HPD: Hybrid Projection Decomposition for Robust State Space Models on Analog CIM Hardware
This addresses robustness issues for SSMs in energy-efficient hardware, but it is incremental as it builds on existing methods to mitigate specific hardware limitations.
The paper tackled the problem of inference accuracy degradation in State Space Models (SSMs) on analog compute-in-memory hardware due to device non-idealities, proposing a Hybrid Projection Decomposition strategy that reduced perplexity by up to 99.57% and improved accuracy by up to 96.67% on benchmarks.
State Space Models (SSMs) are efficient alternatives to traditional sequence models, excelling at processing long sequences with lower computational complexity. Their reliance on matrix multiplications makes them ideal for compute-in-memory (CIM) architectures, which improve energy efficiency by computing within memory arrays. However, device non-idealities in CIM introduce weight perturbations that can degrade inference accuracy.
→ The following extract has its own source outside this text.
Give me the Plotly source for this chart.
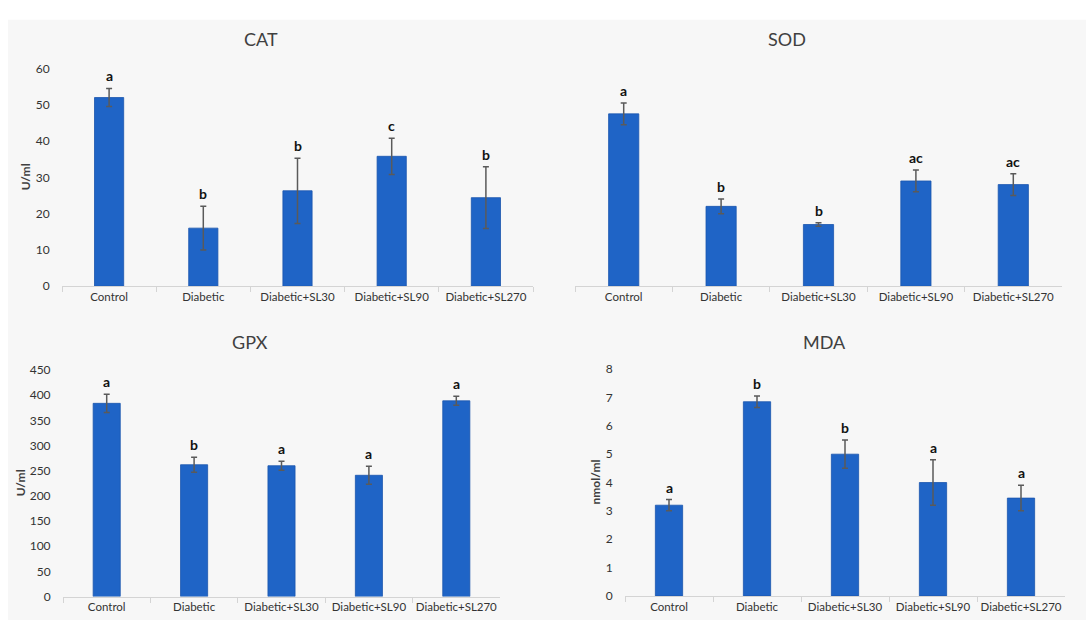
import plotly.graph_objects as go

W, H = 1086, 627

groups = ["Control", "Diabetic", "Diabetic+SL30", "Diabetic+SL90", "Diabetic+SL270"]

cat_vals = [52, 16, 26.3, 35.8, 24.4]
cat_err = [2.5, 6, 9, 5, 8.5]
cat_letters = ["a", "b", "b", "c", "b"]

sod_vals = [47.5, 22, 17, 29, 28]
sod_err = [3, 2, 0.5, 3, 3]
sod_letters = ["a", "b", "b", "ac", "ac"]

gpx_vals = [384, 262, 260, 241, 389]
gpx_err = [18, 15, 9, 18, 9]
gpx_letters = ["a", "b", "a", "a", "a"]

mda_vals = [3.2, 6.85, 5.0, 4.0, 3.45]
mda_err = [0.2, 0.2, 0.5, 0.8, 0.45]
mda_letters = ["a", "b", "b", "a", "a"]

titles = ["CAT", "SOD", "GPX", "MDA"]
ytitles = ["U/ml", None, "U/ml", "nmol/ml"]

BAR = "#1f64c6"
FONT = "Lato"
TXT = "#404040"
TICK = "#333333"

panels = [
    # (vals, err, letters, x0px, x1px, y0px(bottom), y1px(top), range, dtick, show ytick, title x px, title y px, ytitle x px)
    (cat_vals, cat_err, cat_letters, 62, 533, 285, 62, [0, 60], 10, True, 261, 32, 25),
    (sod_vals, sod_err, sod_letters, 575, 1062, 285, 62, [0, 60], 10, False, 787, 32, None),
    (gpx_vals, gpx_err, gpx_letters, 63, 500, 603, 371, [0, 450], 50, True, 250, 342, 20),
    (mda_vals, mda_err, mda_letters, 625, 1065, 602.3, 370, [0, 8], 1, True, 824, 342, 596),
]

fig = go.Figure()
annotations = []
for i, (vals, err, letters, x0, x1, yb, yt, rng, dt, showy, tx, ty, ytx) in enumerate(panels, start=1):
    xa = "x" if i == 1 else f"x{i}"
    ya = "y" if i == 1 else f"y{i}"
    fig.add_trace(go.Bar(
        x=groups, y=vals, xaxis=xa, yaxis=ya,
        marker=dict(color=BAR, line=dict(color="#1a56ad", width=0.8)),
        error_y=dict(type="data", array=err, visible=True, color="#5a5a5a",
                     thickness=1.5, width=3),
        showlegend=False,
    ))
    xkey = "xaxis" if i == 1 else f"xaxis{i}"
    ykey = "yaxis" if i == 1 else f"yaxis{i}"
    fig.update_layout(**{
        xkey: dict(domain=[x0 / W, x1 / W], anchor=ya, type="category",
                   showline=True, linecolor="#d4d4d4", linewidth=1,
                   ticks="outside", tickson="boundaries", ticklen=5, tickcolor="#d4d4d4",
                   tickfont=dict(family=FONT, size=11.5, color=TICK),
                   showgrid=False, zeroline=False, fixedrange=True),
        ykey: dict(domain=[1 - yb / H, 1 - yt / H], anchor=xa, range=rng, dtick=dt,
                   showgrid=False, zeroline=False, showline=False,
                   showticklabels=showy, ticks="outside", ticklen=9,
                   tickcolor="rgba(0,0,0,0)",
                   tickfont=dict(family=FONT, size=12, color=TICK)),
    })
    for g, v, e, l in zip(groups, vals, err, letters):
        annotations.append(dict(x=g, y=v + e, xref=xa, yref=ya, text=f"<b>{l}</b>",
                                showarrow=False, xanchor="center", yanchor="bottom", yshift=2,
                                font=dict(family=FONT, size=14, color="#111111")))
    annotations.append(dict(x=tx / W, y=1 - ty / H, xref="paper", yref="paper",
                            xanchor="center", yanchor="middle",
                            text=titles[i - 1], showarrow=False,
                            font=dict(family=FONT, size=18, color=TXT)))
    if ytitles[i - 1]:
        annotations.append(dict(x=ytx / W, y=1 - ((yb + yt) / 2) / H,
                                xref="paper", yref="paper", text=f"<b>{ytitles[i-1]}</b>",
                                xanchor="center", yanchor="middle",
                                textangle=-90, showarrow=False,
                                font=dict(family=FONT, size=12, color=TXT)))

fig.update_layout(
    autosize=True,
    margin=dict(l=0, r=0, t=0, b=0),
    paper_bgcolor="white", plot_bgcolor="rgba(0,0,0,0)",
    bargap=0.69,
    annotations=annotations,
    shapes=[dict(type="rect", xref="paper", yref="paper", x0=8 / W, x1=1,
                 y0=0, y1=1 - 12 / H, fillcolor="#f7f7f7", line=dict(width=0),
                 layer="below")],
)

fig.write_html("out.html",
               config={"displayModeBar": False, "responsive": True},
               default_width="100vw", default_height="100vh",
               post_script="document.body.style.margin='0';document.body.style.overflow='hidden';")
In this paper, we systematically analyze the robustness of SSMs under noisy conditions, identifying that the final block and output projection layers are more susceptible to perturbations compared to other components. Building on these insights, we propose HPD, a Hybrid Projection Decomposition strategy for the last output projection layer. We replace the original weight matrix with the multiplication of U and Σ in its SVD to ensure compatibility with existing hardware architectures, while offloading V> to digital hardware for precise and robust correction. Comprehensive tests on Mamba models show that our method reduces perplexity by up to 99.57% under various noise conditions compared to baseline models, with accuracy gains of up to 96.67% on the PIQA benchmark for commonsense reasoning.